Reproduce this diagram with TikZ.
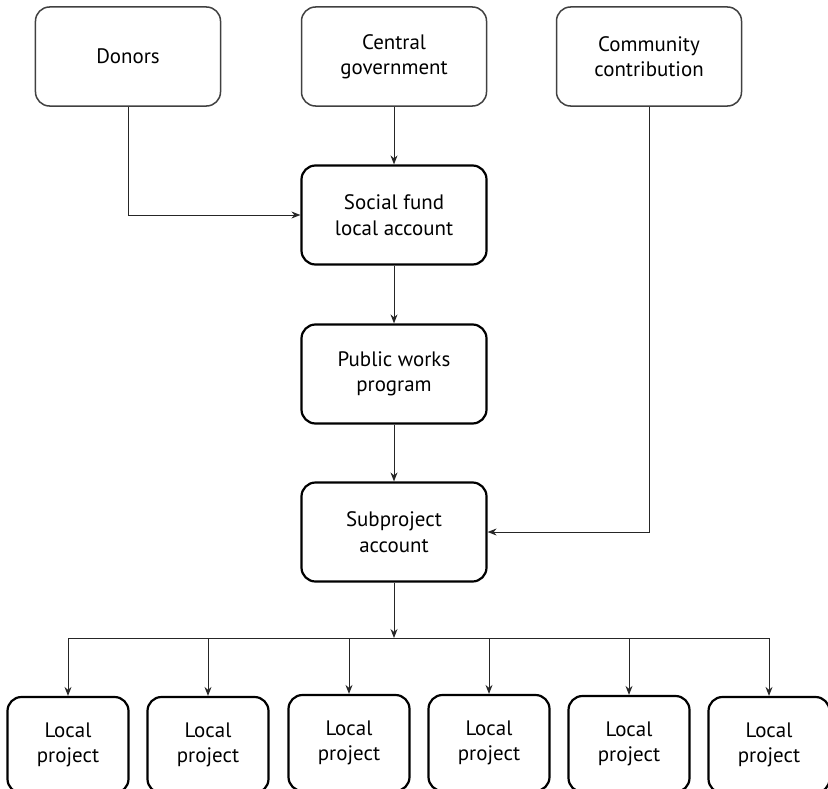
\documentclass[tikz,border=0pt]{standalone}
\usepackage{fontspec}
\setmainfont{PT Sans}
\usetikzlibrary{arrows.meta}

\tikzset{
  topbox/.style={draw=black!75,line width=1.5bp,rounded corners=14bp,
    minimum width=185bp,minimum height=99bp,align=center,
    font=\fontsize{21}{25.5}\selectfont},
  midbox/.style={topbox,draw=black,line width=2.2bp},
  leafbox/.style={midbox,minimum width=121bp,minimum height=96bp},
  flow/.style={line width=1bp,draw=black!85}
}

\begin{document}
\begin{tikzpicture}[x=1bp,y=-1bp,>={Stealth[length=9bp,width=7bp]}]
    \useasboundingbox (0,0) rectangle (828,789);
    % sources
    \node[topbox] (donors) at (128,56.5) {Donors};
    \node[topbox] (central) at (394,56.5) {Central\\government};
    \node[topbox] (community) at (649,56.5) {Community\\contribution};
    % main chain
    \node[midbox] (social) at (394,215) {Social fund\\local account};
    \node[midbox] (public) at (394,374) {Public works\\program};
    \node[midbox] (sub) at (394,532) {Subproject\\account};
    % local projects
    \foreach \i/\px/\py in {1/68/745,2/208/745,3/349/743,4/489/743,5/629/744,6/769/745}
      \node[leafbox] (local\i) at (\px,\py) {Local\\project};
    \coordinate (split) at (394,638);

    \draw[flow,->] (central) -- (social);
    \draw[flow,->] (donors.south) |- (social.west);
    \draw[flow,->] (social) -- (public);
    \draw[flow,->] (public) -- (sub);
    \draw[flow,->] (community.south) |- (sub.east);
    \draw[flow,->] (sub) -- (split);
    \draw[flow] (local1 |- split) -- (local6 |- split);
    \foreach \i in {1,...,6}
      \draw[flow,->] (local\i |- split) -- (local\i.north);
\end{tikzpicture}
\end{document}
········
> What is required: Skip the pictures and restate exactly the lines from the beginning of the listing to the line with "(split) at (394,638);", that line included.

> Solution to this problem:
Reproduce this diagram with TikZ.
\documentclass[tikz,border=0pt]{standalone}
\usepackage{fontspec}
\setmainfont{PT Sans}
\usetikzlibrary{arrows.meta}

\tikzset{
  topbox/.style={draw=black!75,line width=1.5bp,rounded corners=14bp,
    minimum width=185bp,minimum height=99bp,align=center,
    font=\fontsize{21}{25.5}\selectfont},
  midbox/.style={topbox,draw=black,line width=2.2bp},
  leafbox/.style={midbox,minimum width=121bp,minimum height=96bp},
  flow/.style={line width=1bp,draw=black!85}
}

\begin{document}
\begin{tikzpicture}[x=1bp,y=-1bp,>={Stealth[length=9bp,width=7bp]}]
    \useasboundingbox (0,0) rectangle (828,789);
    % sources
    \node[topbox] (donors) at (128,56.5) {Donors};
    \node[topbox] (central) at (394,56.5) {Central\\government};
    \node[topbox] (community) at (649,56.5) {Community\\contribution};
    % main chain
    \node[midbox] (social) at (394,215) {Social fund\\local account};
    \node[midbox] (public) at (394,374) {Public works\\program};
    \node[midbox] (sub) at (394,532) {Subproject\\account};
    % local projects
    \foreach \i/\px/\py in {1/68/745,2/208/745,3/349/743,4/489/743,5/629/744,6/769/745}
      \node[leafbox] (local\i) at (\px,\py) {Local\\project};
    \coordinate (split) at (394,638);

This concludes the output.